Quant à la série Trois Fuites (2005-2006), elle s’inscrit dans celle des Petites Boîtes : « Ce sont trois moulages d’intérieur de petites boîtes, du même modèle. La boîte s’est décollée en cours de prise de solidification du plâtre, l’intérieur s’est évidé, le plâtre garde juste la trace des parois, faisant à peine plus d’un millimètre en certains endroits. La base est restée pleine, répandue. C’est un accident. » (5) La similitude entre la stature de la boîte et celle de la sculpture est rompue : la forme de la seconde s’est alanguie, comporte des cassures, amorce un affaissement.

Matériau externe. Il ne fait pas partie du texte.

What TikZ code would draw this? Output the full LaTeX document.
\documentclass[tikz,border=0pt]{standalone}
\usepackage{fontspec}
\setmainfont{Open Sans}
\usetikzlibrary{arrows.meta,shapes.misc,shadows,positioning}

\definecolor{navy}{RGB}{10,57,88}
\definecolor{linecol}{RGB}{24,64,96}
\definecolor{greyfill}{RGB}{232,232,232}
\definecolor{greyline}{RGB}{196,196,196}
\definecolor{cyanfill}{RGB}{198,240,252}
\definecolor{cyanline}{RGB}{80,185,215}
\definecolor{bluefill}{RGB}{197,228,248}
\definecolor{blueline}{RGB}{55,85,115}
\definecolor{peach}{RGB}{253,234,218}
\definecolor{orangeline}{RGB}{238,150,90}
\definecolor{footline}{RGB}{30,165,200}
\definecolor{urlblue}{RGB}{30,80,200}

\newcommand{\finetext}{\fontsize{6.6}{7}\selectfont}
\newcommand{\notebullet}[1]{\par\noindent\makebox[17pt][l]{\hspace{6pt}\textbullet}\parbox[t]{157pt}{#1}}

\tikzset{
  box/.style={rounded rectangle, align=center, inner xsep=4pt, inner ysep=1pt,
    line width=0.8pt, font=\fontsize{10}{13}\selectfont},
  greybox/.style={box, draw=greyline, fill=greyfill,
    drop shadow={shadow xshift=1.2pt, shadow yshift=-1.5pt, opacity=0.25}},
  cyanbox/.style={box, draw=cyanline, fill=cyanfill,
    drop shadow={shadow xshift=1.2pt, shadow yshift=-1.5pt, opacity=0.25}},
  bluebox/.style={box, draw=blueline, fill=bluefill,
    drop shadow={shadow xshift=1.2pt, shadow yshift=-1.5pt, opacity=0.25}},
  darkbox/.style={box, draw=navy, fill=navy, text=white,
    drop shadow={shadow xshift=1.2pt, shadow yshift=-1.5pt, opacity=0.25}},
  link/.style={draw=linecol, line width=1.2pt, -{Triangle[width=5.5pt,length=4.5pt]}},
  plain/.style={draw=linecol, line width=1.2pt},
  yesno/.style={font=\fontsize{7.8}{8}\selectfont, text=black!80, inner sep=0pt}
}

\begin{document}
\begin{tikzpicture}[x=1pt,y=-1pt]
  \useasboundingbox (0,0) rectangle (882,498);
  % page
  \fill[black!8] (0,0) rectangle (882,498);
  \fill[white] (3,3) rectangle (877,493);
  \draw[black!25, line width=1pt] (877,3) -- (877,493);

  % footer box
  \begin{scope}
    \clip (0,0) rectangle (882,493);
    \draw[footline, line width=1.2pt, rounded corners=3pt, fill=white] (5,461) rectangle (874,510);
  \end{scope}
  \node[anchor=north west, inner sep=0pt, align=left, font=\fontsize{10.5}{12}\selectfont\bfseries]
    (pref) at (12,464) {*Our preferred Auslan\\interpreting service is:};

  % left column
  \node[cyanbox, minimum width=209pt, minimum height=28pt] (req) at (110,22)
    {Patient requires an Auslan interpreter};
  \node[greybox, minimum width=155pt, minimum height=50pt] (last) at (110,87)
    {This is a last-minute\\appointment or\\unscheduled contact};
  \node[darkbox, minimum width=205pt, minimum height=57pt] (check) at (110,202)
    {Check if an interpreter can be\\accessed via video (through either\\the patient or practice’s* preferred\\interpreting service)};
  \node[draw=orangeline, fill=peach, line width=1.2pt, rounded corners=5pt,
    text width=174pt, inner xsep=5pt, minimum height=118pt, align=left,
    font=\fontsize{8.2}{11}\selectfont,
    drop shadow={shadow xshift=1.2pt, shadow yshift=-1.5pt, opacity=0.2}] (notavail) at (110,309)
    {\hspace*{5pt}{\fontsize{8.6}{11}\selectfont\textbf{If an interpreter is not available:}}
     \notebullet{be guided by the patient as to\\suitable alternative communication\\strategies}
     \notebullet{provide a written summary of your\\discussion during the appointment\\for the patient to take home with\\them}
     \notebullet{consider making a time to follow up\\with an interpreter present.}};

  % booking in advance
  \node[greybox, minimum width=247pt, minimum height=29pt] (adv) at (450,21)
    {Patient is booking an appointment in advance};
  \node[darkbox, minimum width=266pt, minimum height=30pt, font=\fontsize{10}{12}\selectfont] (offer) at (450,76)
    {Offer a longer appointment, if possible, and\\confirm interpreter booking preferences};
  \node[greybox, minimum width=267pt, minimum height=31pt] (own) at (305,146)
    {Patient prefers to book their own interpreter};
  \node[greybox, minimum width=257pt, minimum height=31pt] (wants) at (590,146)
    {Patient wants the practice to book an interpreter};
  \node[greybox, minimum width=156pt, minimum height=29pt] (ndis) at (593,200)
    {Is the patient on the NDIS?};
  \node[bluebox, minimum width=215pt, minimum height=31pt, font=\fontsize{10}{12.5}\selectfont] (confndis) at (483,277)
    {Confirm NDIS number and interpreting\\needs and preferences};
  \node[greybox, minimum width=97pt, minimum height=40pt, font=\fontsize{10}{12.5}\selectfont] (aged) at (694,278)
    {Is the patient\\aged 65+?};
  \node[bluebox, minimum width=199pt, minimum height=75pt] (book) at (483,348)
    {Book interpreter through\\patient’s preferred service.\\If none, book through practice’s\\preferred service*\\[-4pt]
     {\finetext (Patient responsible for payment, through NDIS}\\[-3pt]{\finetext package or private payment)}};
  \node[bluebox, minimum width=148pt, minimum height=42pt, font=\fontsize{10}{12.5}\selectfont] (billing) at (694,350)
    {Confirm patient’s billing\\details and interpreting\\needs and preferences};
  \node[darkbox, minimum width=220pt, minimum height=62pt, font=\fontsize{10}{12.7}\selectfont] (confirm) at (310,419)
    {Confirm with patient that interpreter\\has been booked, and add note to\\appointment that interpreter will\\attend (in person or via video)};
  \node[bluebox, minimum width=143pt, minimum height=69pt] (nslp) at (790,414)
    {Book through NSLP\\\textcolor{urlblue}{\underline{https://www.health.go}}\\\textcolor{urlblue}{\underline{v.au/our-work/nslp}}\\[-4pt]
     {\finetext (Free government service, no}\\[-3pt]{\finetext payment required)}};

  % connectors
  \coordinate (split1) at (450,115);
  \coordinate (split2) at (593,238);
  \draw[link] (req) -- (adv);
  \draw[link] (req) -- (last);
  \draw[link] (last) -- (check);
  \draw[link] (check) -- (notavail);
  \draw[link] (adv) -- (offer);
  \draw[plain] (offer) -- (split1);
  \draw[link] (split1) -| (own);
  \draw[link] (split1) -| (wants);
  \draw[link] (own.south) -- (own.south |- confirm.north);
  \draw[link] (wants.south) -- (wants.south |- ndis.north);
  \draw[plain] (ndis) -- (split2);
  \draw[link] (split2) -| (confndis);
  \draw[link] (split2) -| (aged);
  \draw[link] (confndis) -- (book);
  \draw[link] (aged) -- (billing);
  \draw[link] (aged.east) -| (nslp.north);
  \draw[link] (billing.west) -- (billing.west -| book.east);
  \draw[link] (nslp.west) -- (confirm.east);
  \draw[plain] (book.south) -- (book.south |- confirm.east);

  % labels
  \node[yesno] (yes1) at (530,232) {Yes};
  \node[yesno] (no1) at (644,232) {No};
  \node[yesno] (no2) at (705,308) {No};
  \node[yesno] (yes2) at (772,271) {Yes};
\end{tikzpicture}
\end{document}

Inversement, semblablement à sa matrice, l’œuvre se compose désormais de parois et de vide.


Cécile Desbaudard




(1) : Pierre-Yves Freund, A consommer sans modération, catalogue d’exposition, Camille Cloutier, Pierre-Yves Freund, Raphaëlle Paupert-Borne, Arnaud Vasseux, le 10neuf Centre Régional d’Art Contemporain, Montbéliard, 11/12/2004-23/01/2005.

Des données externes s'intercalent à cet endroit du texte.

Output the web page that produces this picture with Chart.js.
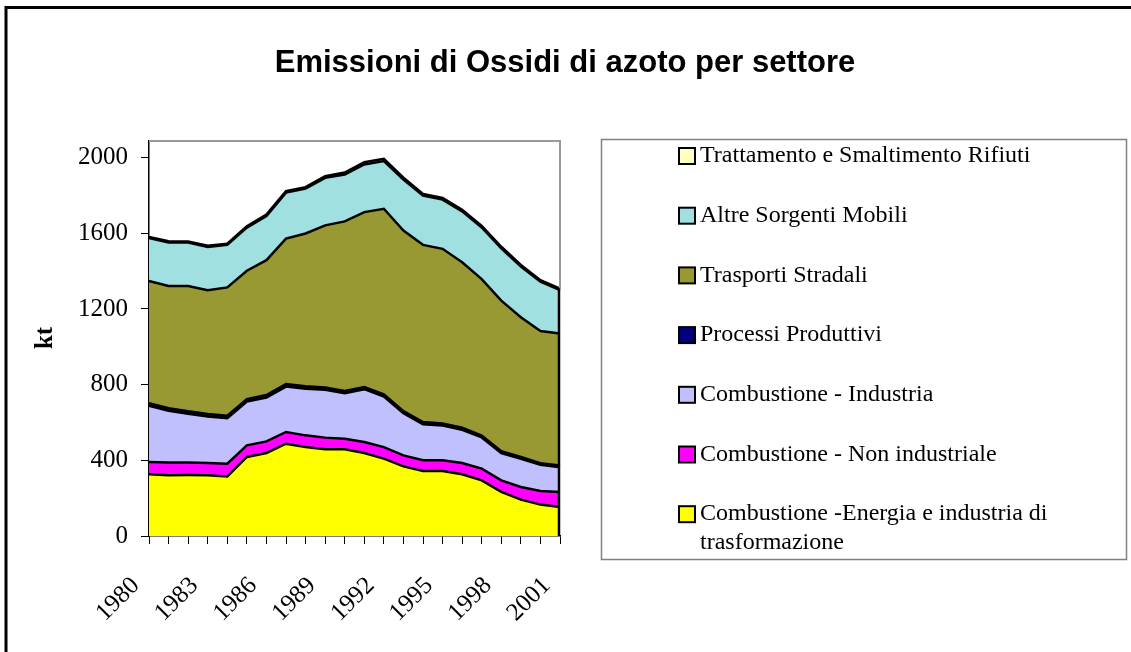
<!DOCTYPE html>
<html><head><meta charset="utf-8">
<script src="https://cdn.jsdelivr.net/npm/chart.js@4.4.1/dist/chart.umd.min.js"></script>
<style>html,body{margin:0;padding:0;background:#fff;overflow:hidden;}</style>
</head><body>
<canvas id="c" width="1131" height="652"></canvas>
<script>
const years = ['1980','1981','1982','1983','1984','1985','1986','1987','1988','1989','1990','1991','1992','1993','1994','1995','1996','1997','1998','1999','2000','2001'];
const xTickLabels = ['1980','1983','1986','1989','1992','1995','1998','2001'];
const yTickValues = [0, 400, 800, 1200, 1600, 2000];
const energia    = [326,321,322,321,315,418,439,488,470,458,458,439,409,368,344,344,326,294,233,192,166,153];
const nonInd     = [65,67,66,65,67,61,61,62,62,62,56,58,61,58,56,56,60,62,61,67,72,80];
const industria  = [297,274,258,246,241,232,232,240,246,253,241,279,267,223,191,184,175,165,144,149,138,131];
const processi   = [14,14,13,13,13,13,13,13,13,12,12,12,12,11,11,11,11,10,10,10,9,9];
const trasporti  = [646,646,662,654,678,678,713,769,808,857,896,924,981,955,937,923,875,827,796,738,699,698];
const altre      = [227,230,230,229,225,228,234,243,237,251,248,252,252,269,260,260,269,273,277,269,260,229];
const rifiuti    = [6,6,6,6,6,7,7,8,8,9,10,12,12,10,9,9,9,8,8,8,8,8];

const seriesNames = ['Combustione -Energia e industria di trasformazione','Combustione - Non industriale','Combustione - Industria','Processi Produttivi','Trasporti Stradali','Altre Sorgenti Mobili','Trattamento e Smaltimento Rifiuti'];
const seriesData = [energia, nonInd, industria, processi, trasporti, altre, rifiuti];
const seriesColors = ['#FFFF00','#FF00FF','#C0C0FF','#000080','#999933','#A0E0E0','#FFFFC0'];

const SERIF = '"Liberation Serif", "Times New Roman", serif';
const SANS = '"Liberation Sans", Arial, sans-serif';

const datasets = seriesNames.map((n, i) => ({
  label: n,
  data: seriesData[i],
  backgroundColor: seriesColors[i],
  borderColor: '#000',
  borderWidth: 2.5,
  pointRadius: 0,
  tension: 0,
  fill: i === 0 ? 'origin' : '-1'
}));

const decor = {
  id: 'decor',
  beforeDraw(chart) {
    const ctx = chart.ctx;
    ctx.save();
    ctx.fillStyle = '#fff';
    ctx.fillRect(0, 0, chart.width, chart.height);
    ctx.restore();
  },
  afterDatasetsDraw(chart) {
    const ctx = chart.ctx, a = chart.chartArea;
    const top = chart.getDatasetMeta(chart.data.datasets.length - 1).data;
    const lastY = top[top.length - 1].y;
    ctx.save();
    ctx.strokeStyle = '#999';
    ctx.lineWidth = 2;
    ctx.beginPath();
    ctx.moveTo(a.left, a.top); ctx.lineTo(a.right, a.top); ctx.lineTo(a.right, lastY);
    ctx.stroke();
    ctx.strokeStyle = '#000';
    ctx.lineWidth = 2.5;
    ctx.beginPath();
    ctx.moveTo(a.right - 1, lastY); ctx.lineTo(a.right - 1, a.bottom);
    ctx.stroke();
    ctx.restore();
  },
  afterDraw(chart) {
    const ctx = chart.ctx;
    ctx.save();
    ctx.strokeStyle = '#000';
    ctx.lineWidth = 3;
    ctx.beginPath();
    ctx.moveTo(6, 660); ctx.lineTo(6, 7.5); ctx.lineTo(1140, 7.5);
    ctx.stroke();
    ctx.fillStyle = '#000';
    ctx.font = 'bold 31px ' + SANS;
    ctx.textAlign = 'center';
    ctx.textBaseline = 'alphabetic';
    ctx.fillText('Emissioni di Ossidi di azoto per settore', 565, 72);
    ctx.save();
    ctx.translate(46, 338);
    ctx.rotate(-Math.PI / 2);
    ctx.font = 'bold 25px ' + SERIF;
    ctx.textAlign = 'center';
    ctx.textBaseline = 'middle';
    ctx.fillText('kt', 0, 0);
    ctx.restore();
    ctx.strokeStyle = '#808080';
    ctx.lineWidth = 1.5;
    ctx.strokeRect(601.5, 139.5, 525, 420);
    ctx.font = '24px ' + SERIF;
    ctx.textAlign = 'left';
    ctx.textBaseline = 'middle';
    const ds = chart.data.datasets.slice().reverse();
    ds.forEach((d, k) => {
      const cy = 156 + k * 59.7;
      ctx.fillStyle = d.backgroundColor;
      ctx.fillRect(679, cy - 8, 16, 16);
      ctx.strokeStyle = '#000';
      ctx.lineWidth = 2;
      ctx.strokeRect(679, cy - 8, 16, 16);
      ctx.fillStyle = '#000';
      const words = d.label.split(' ');
      const lines = [];
      let cur = '';
      words.forEach(w => {
        const t = cur ? cur + ' ' + w : w;
        if (ctx.measureText(t).width > 410 && cur) { lines.push(cur); cur = w; } else cur = t;
      });
      lines.push(cur);
      lines.forEach((l, j) => ctx.fillText(l, 700, cy + j * 29));
    });
    ctx.restore();
  }
};

new Chart(document.getElementById('c'), {
  type: 'line',
  data: { labels: years, datasets },
  options: {
    responsive: false,
    animation: false,
    devicePixelRatio: 1,
    layout: { padding: { left: 0, top: 141, right: 571, bottom: 0 } },
    plugins: { legend: { display: false }, tooltip: { enabled: false }, title: { display: false } },
    scales: {
      x: {
        type: 'category',
        offset: false,
        grid: { display: true, drawOnChartArea: false, drawTicks: true, tickLength: 8, tickColor: '#000', tickWidth: 1 },
        border: { display: true, color: '#000', width: 1.5 },
        ticks: {
          autoSkip: false, minRotation: 45, maxRotation: 45, padding: 14, color: '#000',
          font: { family: SERIF, size: 25 },
          callback: function (v, i) { return xTickLabels.includes(years[i]) ? years[i] + '   ' : ''; }
        },
        afterFit: s => { s.height = 116; }
      },
      y: {
        stacked: true, min: 0, max: 2088,
        grid: { display: true, drawOnChartArea: false, drawTicks: true, tickLength: 8, tickColor: '#000' },
        border: { display: true, color: '#000', width: 1.5 },
        ticks: { padding: 13, color: '#000', font: { family: SERIF, size: 25 }, callback: v => String(v) },
        afterBuildTicks: s => { s.ticks = yTickValues.map(v => ({ value: v })); },
        afterFit: s => { s.width = 149; }
      }
    }
  },
  plugins: [decor]
});
</script>
</body></html>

(2) : Pierre-Yves Freund, Ca dépend d’elle, catalogue d’exposition, Musée des Beaux-Arts de Lons-le-Saunier, 14/02/2004-11/04/2004, p. 8.
(3) : Pierre-Yves Freund, op. cit., p. 11.
(4) : Pierre-Yves Freund, A consommer sans modération, catalogue d’exposition, Camille Cloutier, Pierre-Yves Freund, Raphaëlle Paupert-Borne, Arnaud Vasseux, le 10neuf Centre Régional d’Art Contemporain, Montbéliard, 11/12/2004-23/01/2005.
(5) : Pierre-Yves Freund, extrait d’un mail concernant la série Trois Fuites (2005-2006), 20/03/2006.